WHAT IS NEEDED:
How many lines of the records below contain the word "LaTeX"? Answer with the number alone.
************
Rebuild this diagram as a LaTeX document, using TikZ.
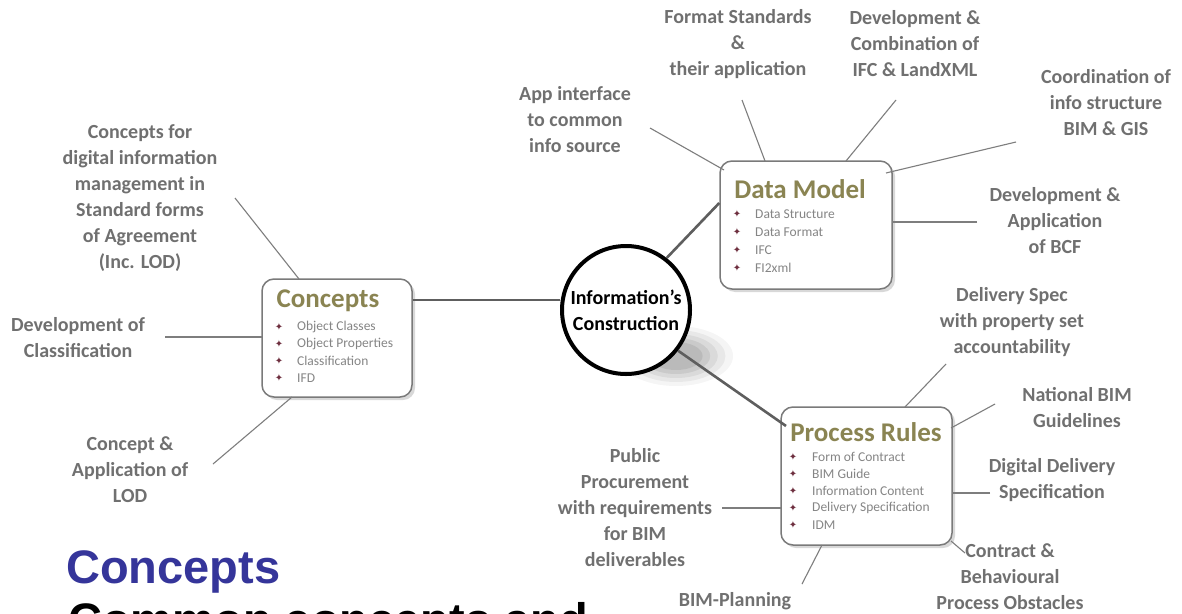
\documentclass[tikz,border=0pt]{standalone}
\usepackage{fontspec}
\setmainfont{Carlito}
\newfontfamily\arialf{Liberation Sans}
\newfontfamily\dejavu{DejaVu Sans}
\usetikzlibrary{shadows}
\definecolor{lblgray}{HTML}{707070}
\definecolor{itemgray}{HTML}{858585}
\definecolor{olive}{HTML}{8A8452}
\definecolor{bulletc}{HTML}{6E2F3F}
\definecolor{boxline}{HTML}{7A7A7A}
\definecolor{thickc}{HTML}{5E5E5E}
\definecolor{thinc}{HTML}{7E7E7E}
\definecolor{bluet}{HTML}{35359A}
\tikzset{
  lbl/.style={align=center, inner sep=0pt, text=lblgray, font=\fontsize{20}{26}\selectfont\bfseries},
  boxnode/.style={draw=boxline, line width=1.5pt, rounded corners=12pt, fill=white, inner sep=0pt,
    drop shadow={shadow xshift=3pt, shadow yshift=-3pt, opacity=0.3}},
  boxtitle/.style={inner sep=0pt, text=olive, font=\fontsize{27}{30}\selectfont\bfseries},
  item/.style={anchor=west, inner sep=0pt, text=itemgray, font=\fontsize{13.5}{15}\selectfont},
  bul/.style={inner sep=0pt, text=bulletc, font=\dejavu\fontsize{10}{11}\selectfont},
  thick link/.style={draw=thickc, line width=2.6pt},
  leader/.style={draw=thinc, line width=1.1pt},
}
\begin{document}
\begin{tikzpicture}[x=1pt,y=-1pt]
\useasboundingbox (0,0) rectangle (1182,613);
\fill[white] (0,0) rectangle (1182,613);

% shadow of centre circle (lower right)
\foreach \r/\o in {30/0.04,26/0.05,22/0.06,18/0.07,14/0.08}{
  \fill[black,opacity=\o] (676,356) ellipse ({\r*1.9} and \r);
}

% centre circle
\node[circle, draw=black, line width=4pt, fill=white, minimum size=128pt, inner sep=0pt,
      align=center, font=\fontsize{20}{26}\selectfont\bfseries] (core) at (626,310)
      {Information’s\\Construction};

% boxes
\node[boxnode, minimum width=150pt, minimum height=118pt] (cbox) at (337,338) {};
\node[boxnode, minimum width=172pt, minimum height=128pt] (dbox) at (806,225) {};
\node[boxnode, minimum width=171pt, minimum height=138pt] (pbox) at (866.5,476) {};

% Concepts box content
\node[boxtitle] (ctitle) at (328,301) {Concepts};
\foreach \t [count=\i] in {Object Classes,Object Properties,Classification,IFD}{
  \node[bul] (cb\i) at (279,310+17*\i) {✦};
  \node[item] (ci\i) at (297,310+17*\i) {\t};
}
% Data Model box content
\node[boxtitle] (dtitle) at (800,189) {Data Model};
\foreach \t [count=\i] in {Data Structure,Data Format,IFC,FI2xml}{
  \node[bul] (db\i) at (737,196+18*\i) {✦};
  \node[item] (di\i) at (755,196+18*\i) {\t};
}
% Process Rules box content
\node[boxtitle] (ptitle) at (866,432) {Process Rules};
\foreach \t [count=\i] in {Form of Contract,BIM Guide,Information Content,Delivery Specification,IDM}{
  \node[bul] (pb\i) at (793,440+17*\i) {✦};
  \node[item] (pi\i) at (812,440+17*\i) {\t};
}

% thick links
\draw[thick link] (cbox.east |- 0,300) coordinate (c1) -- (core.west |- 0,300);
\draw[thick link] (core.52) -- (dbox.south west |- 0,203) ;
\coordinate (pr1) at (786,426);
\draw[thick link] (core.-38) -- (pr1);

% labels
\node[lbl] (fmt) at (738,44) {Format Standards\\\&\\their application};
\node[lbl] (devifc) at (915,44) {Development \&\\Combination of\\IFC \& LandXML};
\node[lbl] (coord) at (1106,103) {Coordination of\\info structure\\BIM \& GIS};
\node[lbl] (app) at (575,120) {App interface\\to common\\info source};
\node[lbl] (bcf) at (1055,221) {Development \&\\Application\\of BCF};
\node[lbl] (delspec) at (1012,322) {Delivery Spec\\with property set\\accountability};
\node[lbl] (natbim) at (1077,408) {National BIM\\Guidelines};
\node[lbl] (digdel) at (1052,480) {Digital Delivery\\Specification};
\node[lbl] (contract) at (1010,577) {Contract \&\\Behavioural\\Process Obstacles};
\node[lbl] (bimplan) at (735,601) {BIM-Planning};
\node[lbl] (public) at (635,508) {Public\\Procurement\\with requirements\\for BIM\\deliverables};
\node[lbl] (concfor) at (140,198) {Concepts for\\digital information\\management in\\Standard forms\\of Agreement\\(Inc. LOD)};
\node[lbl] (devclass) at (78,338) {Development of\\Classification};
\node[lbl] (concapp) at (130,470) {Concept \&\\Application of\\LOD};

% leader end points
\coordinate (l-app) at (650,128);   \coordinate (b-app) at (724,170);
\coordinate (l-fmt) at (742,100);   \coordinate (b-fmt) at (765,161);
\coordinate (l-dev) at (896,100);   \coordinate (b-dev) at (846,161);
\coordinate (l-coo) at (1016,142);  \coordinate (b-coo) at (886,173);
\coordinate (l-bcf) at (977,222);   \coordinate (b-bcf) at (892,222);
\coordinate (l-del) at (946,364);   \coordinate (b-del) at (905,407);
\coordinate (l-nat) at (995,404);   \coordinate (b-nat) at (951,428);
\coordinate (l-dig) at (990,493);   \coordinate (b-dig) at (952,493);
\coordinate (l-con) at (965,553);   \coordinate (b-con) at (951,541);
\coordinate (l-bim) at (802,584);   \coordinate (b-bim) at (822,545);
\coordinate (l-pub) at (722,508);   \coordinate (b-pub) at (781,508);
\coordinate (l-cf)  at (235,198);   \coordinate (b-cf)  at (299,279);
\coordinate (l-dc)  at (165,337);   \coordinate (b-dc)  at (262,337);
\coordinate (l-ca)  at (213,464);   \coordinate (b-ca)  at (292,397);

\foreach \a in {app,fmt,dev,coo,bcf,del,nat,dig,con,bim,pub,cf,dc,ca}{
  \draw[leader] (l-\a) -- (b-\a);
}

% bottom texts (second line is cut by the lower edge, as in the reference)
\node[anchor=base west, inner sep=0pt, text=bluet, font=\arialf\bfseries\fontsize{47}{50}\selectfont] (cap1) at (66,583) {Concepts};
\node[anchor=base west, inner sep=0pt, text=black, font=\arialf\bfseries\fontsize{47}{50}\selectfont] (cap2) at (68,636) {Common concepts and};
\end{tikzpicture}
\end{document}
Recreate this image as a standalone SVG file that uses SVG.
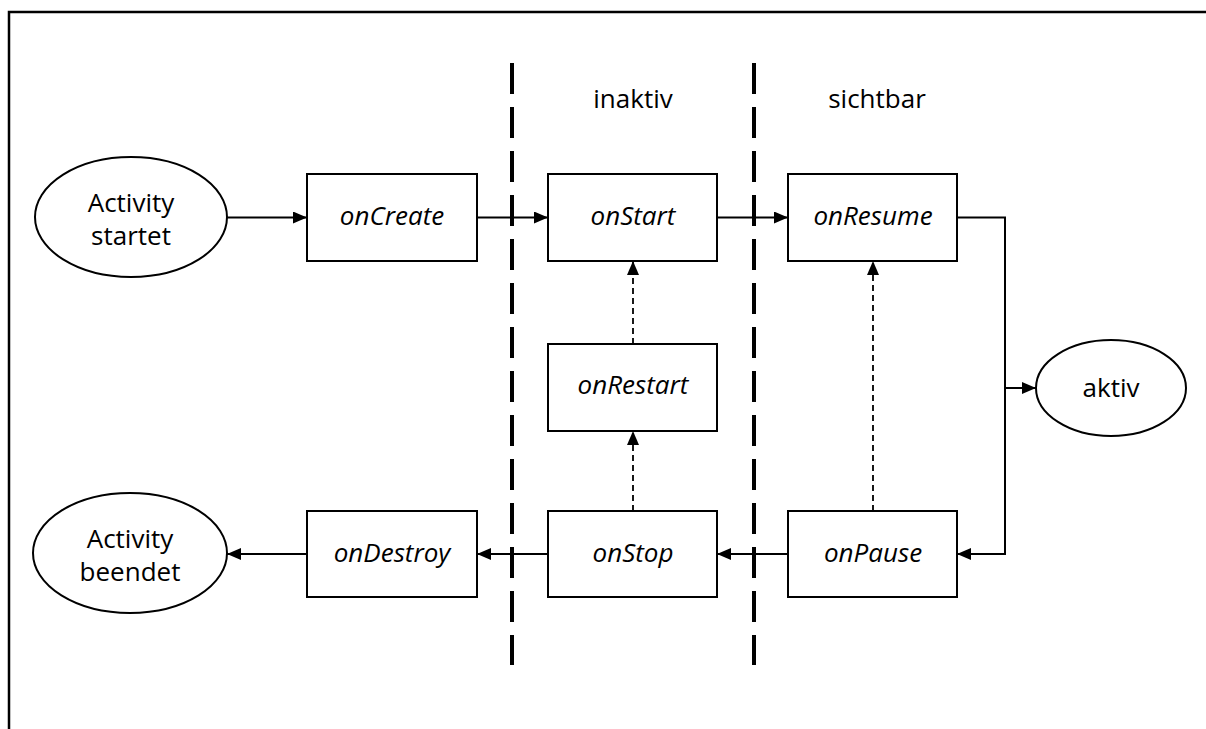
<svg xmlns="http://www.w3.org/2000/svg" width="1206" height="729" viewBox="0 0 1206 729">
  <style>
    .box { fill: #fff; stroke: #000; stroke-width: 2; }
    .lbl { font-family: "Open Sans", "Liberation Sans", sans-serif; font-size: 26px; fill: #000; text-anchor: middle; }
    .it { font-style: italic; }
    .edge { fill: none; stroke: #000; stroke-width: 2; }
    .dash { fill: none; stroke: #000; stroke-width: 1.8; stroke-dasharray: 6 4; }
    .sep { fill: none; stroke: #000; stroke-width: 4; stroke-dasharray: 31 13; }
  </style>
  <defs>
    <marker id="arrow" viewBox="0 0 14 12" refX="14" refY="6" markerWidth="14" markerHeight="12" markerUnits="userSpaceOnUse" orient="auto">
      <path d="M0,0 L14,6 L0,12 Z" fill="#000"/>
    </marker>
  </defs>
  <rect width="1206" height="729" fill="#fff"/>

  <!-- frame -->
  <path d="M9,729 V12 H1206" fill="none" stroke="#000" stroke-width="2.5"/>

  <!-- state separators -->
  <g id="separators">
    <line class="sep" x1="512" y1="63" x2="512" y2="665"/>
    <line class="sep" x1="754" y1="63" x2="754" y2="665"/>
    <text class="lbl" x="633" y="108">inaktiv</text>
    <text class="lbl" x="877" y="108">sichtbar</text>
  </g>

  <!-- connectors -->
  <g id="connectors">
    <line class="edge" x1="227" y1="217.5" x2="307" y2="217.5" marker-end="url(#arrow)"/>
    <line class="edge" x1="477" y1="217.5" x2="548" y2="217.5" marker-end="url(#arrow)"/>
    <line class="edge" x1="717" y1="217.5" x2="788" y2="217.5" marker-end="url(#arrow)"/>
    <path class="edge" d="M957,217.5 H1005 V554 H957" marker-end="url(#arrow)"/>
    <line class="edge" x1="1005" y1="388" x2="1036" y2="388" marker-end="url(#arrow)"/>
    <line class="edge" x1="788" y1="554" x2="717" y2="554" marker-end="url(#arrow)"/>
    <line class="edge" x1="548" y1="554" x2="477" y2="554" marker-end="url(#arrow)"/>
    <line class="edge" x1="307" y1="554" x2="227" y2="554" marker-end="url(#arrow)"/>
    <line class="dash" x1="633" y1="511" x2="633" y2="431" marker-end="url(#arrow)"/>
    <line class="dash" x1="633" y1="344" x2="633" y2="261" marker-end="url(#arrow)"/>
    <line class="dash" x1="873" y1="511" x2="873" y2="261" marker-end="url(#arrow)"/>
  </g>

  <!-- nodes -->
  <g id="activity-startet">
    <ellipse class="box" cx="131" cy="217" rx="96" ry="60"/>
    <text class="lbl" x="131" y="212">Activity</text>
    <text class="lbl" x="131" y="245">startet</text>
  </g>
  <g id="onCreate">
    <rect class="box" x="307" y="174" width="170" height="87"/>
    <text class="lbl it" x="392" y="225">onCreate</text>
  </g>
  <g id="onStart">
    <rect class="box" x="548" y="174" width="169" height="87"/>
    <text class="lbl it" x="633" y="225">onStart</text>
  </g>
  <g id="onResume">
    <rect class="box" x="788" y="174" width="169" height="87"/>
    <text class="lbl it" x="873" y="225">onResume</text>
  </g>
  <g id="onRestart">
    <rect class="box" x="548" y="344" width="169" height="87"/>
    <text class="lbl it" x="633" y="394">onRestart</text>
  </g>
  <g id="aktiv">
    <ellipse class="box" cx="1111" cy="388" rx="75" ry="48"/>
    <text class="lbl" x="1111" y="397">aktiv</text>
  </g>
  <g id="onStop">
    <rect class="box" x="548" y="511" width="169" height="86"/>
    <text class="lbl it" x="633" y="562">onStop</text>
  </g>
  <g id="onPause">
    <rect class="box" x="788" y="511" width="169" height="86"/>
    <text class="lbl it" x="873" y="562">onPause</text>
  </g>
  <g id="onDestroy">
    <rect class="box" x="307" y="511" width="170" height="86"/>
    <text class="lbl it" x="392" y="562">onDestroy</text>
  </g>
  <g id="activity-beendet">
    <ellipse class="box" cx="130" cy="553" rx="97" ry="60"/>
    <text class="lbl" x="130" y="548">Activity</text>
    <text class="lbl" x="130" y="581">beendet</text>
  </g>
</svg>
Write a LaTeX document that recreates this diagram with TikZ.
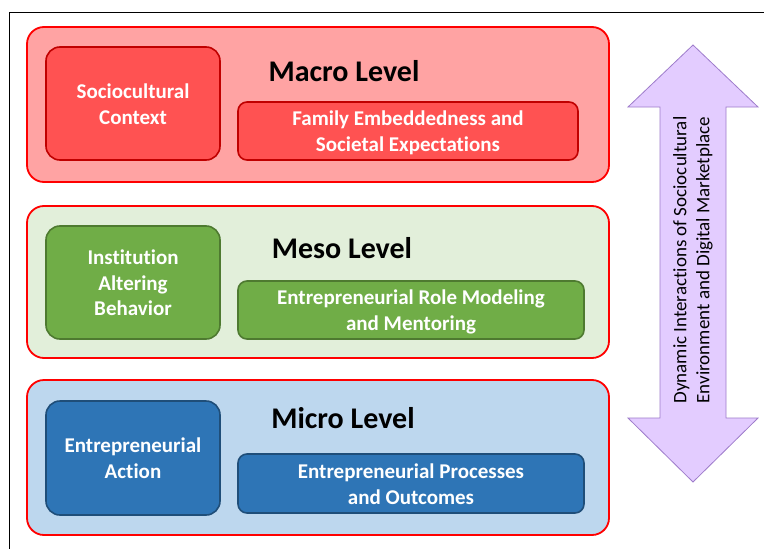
************
FULL RESPONSE:
2